Przyroda u Oszajcy pragnie człowieka, tak samo jak on jej pragnie. Żyje z nią bowiem w harmonii i odczuwa fizyczny ból, kiedy cierpią otaczające go rośliny i zwierzęta. Zwróćmy uwagę, jak żywo reaguje podmiot liryczny na „ból” ciętych kwiatów, które :
ostrym żelazem odjęte
wykorzenione z ogrodu
na oślep rozchylają płatki
w nagłym pędzie
do bezpłodnego świata
elektrycznych żarówek
Frapujące, że już w pierwszym wierszu tomiku, zatytułowanym Wiosenne lęki, właśnie kwiaty i dzieci wyróżnia poeta spośród wszystkich istot żyjących. Świat – w jego literackim ujęciu – skończyć się ma zmartwychwstaniem matek. Czym więc jest życie według Oszajcy? Przyzwyczajaniem się do jednostajności pór roku, jesieni długich i ciepłych, powtarzalności prac, zdarzeń, zmysłowym pragnieniem ziemi.
Życie w jednej chwili (jedną chwilą?) godzi i jednoczy piękno, okrucieństwo i ból tego świata.
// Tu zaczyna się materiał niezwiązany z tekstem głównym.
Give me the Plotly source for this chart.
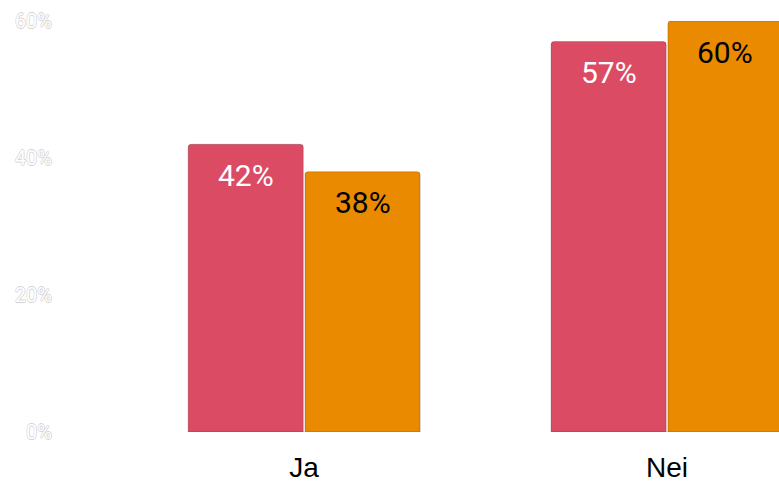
import plotly.graph_objects as go

categories = ["Ja", "Nei"]
series_a = [0.42, 0.57]
series_b = [0.38, 0.60]
labels_a = ["42%", "57%"]
labels_b = ["38%", "60%"]
ytick_vals = [0, 0.2, 0.4, 0.6]
ytick_text = ["0%", "20%", "40%", "60%"]

RED = "#DC4B64"
ORANGE = "#EA8A00"
bargap = 0.356
xs = list(range(len(categories)))

fig = go.Figure()
fig.add_trace(go.Bar(x=xs, y=series_a, marker=dict(color=RED, line=dict(color="rgba(0,0,0,0.2)", width=1)),
                     textposition="none", hoverinfo="skip"))
fig.add_trace(go.Bar(x=xs, y=series_b, marker=dict(color=ORANGE, line=dict(color="rgba(0,0,0,0.2)", width=1)),
                     textposition="none", hoverinfo="skip"))

slot = (1 - bargap) / 2
ann = []
for i in xs:
    ann.append(dict(x=i - slot / 2, y=series_a[i], xref="x", yref="y", text=labels_a[i], showarrow=False,
                    yanchor="middle", yshift=-31, font=dict(family="Roboto", size=30, color="white")))
    ann.append(dict(x=i + slot / 2, y=series_b[i], xref="x", yref="y", text=labels_b[i], showarrow=False,
                    yanchor="middle", yshift=-31, font=dict(family="Roboto", size=30, color="black")))

oc = "#d4d4d4"
outline = f"0.6px 0 0 {oc}, -0.6px 0 0 {oc}, 0 0.6px 0 {oc}, 0 -0.6px 0 {oc}"
fig.update_layout(
    width=779, height=483,
    margin=dict(l=53, r=0, t=21, b=51),
    paper_bgcolor="white", plot_bgcolor="white",
    barmode="group", bargap=bargap, bargroupgap=0.015, barcornerradius=3,
    showlegend=False,
    annotations=ann,
    xaxis=dict(tickvals=xs, ticktext=categories, range=[-0.692, 1.3085],
               showgrid=False, zeroline=False, showline=False,
               ticks="outside", ticklen=10, tickcolor="rgba(0,0,0,0)",
               tickfont=dict(family="Liberation Sans, Arial", size=28, color="black")),
    yaxis=dict(range=[0, 0.6], tickvals=ytick_vals, ticktext=ytick_text,
               showgrid=False, zeroline=False, showline=False,
               tickfont=dict(family="Roboto", size=20, color="white", shadow=outline)),
)
fig.write_html("out.html", config={"displayModeBar": False},
               post_script="document.body.style.margin='0';")
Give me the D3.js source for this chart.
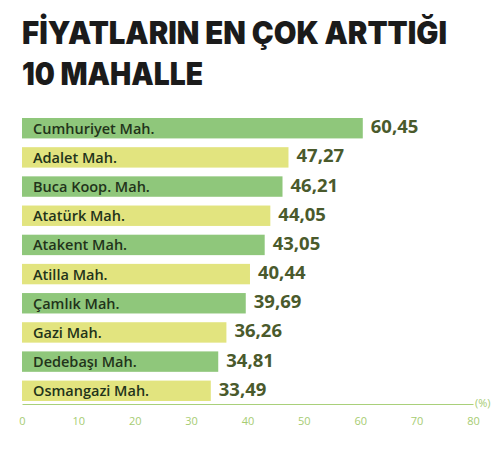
<!DOCTYPE html>
<html>
<head>
<meta charset="utf-8">
<script src="https://cdn.jsdelivr.net/npm/d3@7"></script>
<style>
body { margin: 0; background: #fff; }
</style>
</head>
<body>
<svg width="500" height="466"></svg>
<script>
var titleLines = ["FİYATLARIN EN ÇOK ARTTIĞI", "10 MAHALLE"];
var neighbourhoods = ["Cumhuriyet Mah.", "Adalet Mah.", "Buca Koop. Mah.", "Atatürk Mah.", "Atakent Mah.",
    "Atilla Mah.", "Çamlık Mah.", "Gazi Mah.", "Dedebaşı Mah.", "Osmangazi Mah."];
var increases = [60.45, 47.27, 46.21, 44.05, 43.05, 40.44, 39.69, 36.26, 34.81, 33.49];
var ticks = [0, 10, 20, 30, 40, 50, 60, 70, 80];
var unitLabel = "(%)";

var svg = d3.select("svg");
var barColors = ["#8fc77b", "#e2e47f"];

var x = d3.scaleLinear()
    .domain([0, 80])
    .range([22, 473]);
var y = d3.scaleBand()
    .domain(neighbourhoods)
    .range([118, 401])
    .paddingInner(0.3);

var fmt = function(v) { return v.toFixed(2).replace(".", ","); };

svg.selectAll(".title")
    .data(titleLines)
    .enter()
    .append("text")
    .attr("class", "title")
    .attr("x", 22)
    .attr("y", function(d, i) { return 44 + i * 41; })
    .attr("textLength", function(d, i) { return i == 0 ? 425 : 181; })
    .attr("lengthAdjust", "spacingAndGlyphs")
    .style("font-family", "Inter, 'Noto Sans', sans-serif")
    .style("font-weight", 900)
    .style("font-size", "31px")
    .attr("fill", "#1b1b1b")
    .text(function(d) { return d; });

var rows = svg.selectAll(".row")
    .data(neighbourhoods)
    .enter()
    .append("g")
    .attr("class", "row");

rows.append("rect")
    .attr("x", x(0))
    .attr("y", function(d) { return y(d); })
    .attr("width", function(d, i) { return x(increases[i]) - x(0); })
    .attr("height", y.bandwidth())
    .attr("fill", function(d, i) { return barColors[i % 2]; });

rows.append("text")
    .attr("x", x(0) + 11)
    .attr("y", function(d) { return y(d) + y.bandwidth() / 2 + 5.5; })
    .style("font-family", "'Open Sans', 'Noto Sans', sans-serif")
    .style("font-weight", 600)
    .style("font-size", "14.5px")
    .attr("fill", "#22331a")
    .text(function(d) { return d; });

rows.append("text")
    .attr("x", function(d, i) { return x(increases[i]) + 8; })
    .attr("y", function(d) { return y(d) + y.bandwidth() / 2 + 5; })
    .style("font-family", "'Open Sans', 'Noto Sans', sans-serif")
    .style("font-weight", 700)
    .style("font-size", "18.5px")
    .attr("fill", "#4a5a2c")
    .text(function(d, i) { return fmt(increases[i]); });

var xAxis = d3.axisBottom(x)
    .tickValues(ticks)
    .tickSize(0)
    .tickPadding(13);

var axis = svg.append("g")
    .attr("class", "x axis")
    .attr("transform", "translate(0,404)")
    .call(xAxis);
axis.select(".domain").attr("stroke", "#a9d07a").attr("stroke-width", 1.2);
axis.selectAll("text")
    .style("font-family", "'Open Sans', 'Noto Sans', sans-serif")
    .style("font-size", "11px")
    .attr("fill", "#a6cc72");

svg.append("text")
    .attr("x", x(80) + 2)
    .attr("y", 407)
    .style("font-family", "'Open Sans', 'Noto Sans', sans-serif")
    .style("font-size", "11px")
    .attr("fill", "#a6cc72")
    .text(unitLabel);
</script>
</body>
</html>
Czasami pragnie się, by owa chwila trwała dłużej, tak jak w wierszu W przerwie na lancz, w którym głodującym, bezdomnym i kobietom gwałconym przeciwstawia się smak burgundzkiego wina, bo przecież poeta nie jest tylko duchem. A poezja powiedzieć może wszystko, między dwoma słowami, między dwoma zwrotkami. Więc po co poeta pisze wiersze? Może dlatego, aby zadomowić się w ścianach swego pokoju, dotknąć swojej skóry, poznać samego siebie? A może także dlatego, żeby nie spłoszyć ciszy, nadziei, światła boskiego, własnej śmierci. Pisząc zatrzymuje czas, zmusza go, aby już na wieczność przepływał w strumieniu słów, między wierszami bez kropek, przecinków, znaków zapytania.
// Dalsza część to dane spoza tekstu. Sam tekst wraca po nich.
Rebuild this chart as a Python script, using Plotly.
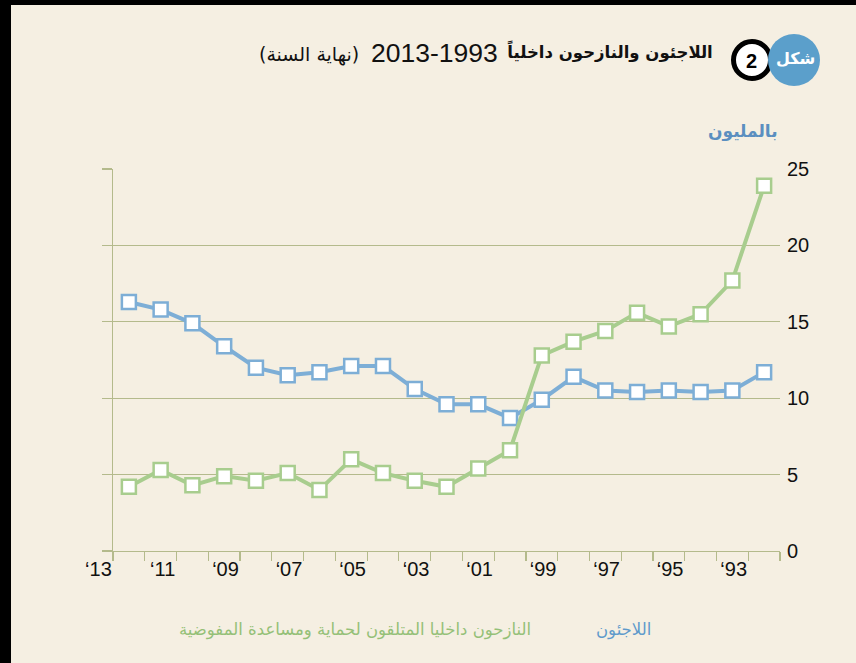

Zbigniew Herbert mawiał, że ilekroć pisze się o malarstwie, należy przepraszać. Autor Martwej natury z wędzidłem za pisanie o obrazach przepraszać Żeby nie spłoszyć cztery wiersze poświęcono opisom obrazów: Crayer Męczeństwo świętej Katarzyny, Domenico Zampieri Grzech pierwszych rodziców, Jacques Stella Śmierć świętego Józefa i Jean-Jacques Lagrenee Jan Chrzciciel naucza. Co je łączy? Powiedzmy tak: nie są one opisem, lecz zapisem dramatycznych wydarzeń uwiecznionych pędzlem mistrzów europejskiego malarstwa. Oszajca za pomocą kilku gestów (brak kropek i przecinków uwydatnia siłę ekspresji dyskursu) przywołuje rzeczywistość, nie zapominając ani o psie warczącym na kota, ani o koniu toczącym ślinę. W pierwszym wierszu to my (czytelnicy) patrzymy na kark Świętej Katarzyny. W drugim, historia opisana jest jak filmowa opowieść. Bohaterowie fresku patrzą na nas:
A drugi anioł ostatni w tym łańcuchu
przyczyn i skutków
patrząc na nas
kładzie palec na wargach
ciiii
Jakże wymowne to wielokrotne „i” w zakończeniu wiersza. Ile w nim życia, ukrytej energii. W trzecim wierszu podmiot liryczny mówi o anielicach, że są jaśniutkie, słodziutkie, pobożniutkie. Każdy przymiotnik wydobywa mistrzowsko szybki ruch pędzla, krótką i celną charakterystykę postaci. I wreszcie w ostatnim opisie, również, powiedzielibyśmy, filmowym, ruch wyłania się jak w szybkim kadrze albo jak pośpiesznie rysowana kreska-linia. W ośmiu wersach: kobieta wspiera sie na łokciu, uśmiecha się lekko, leży, wpatruje się, rozbiera Jana z włosienicy, gładzi swoje prawe biodro. Mamy prawo powiedzieć, że Wacław Oszajca również nie musi przepraszać za pisanie.
Wacław Oszajca: Żeby nie spłoszyć. Wydawnictwo RHETOS, Warszawa 2004, ss. 157.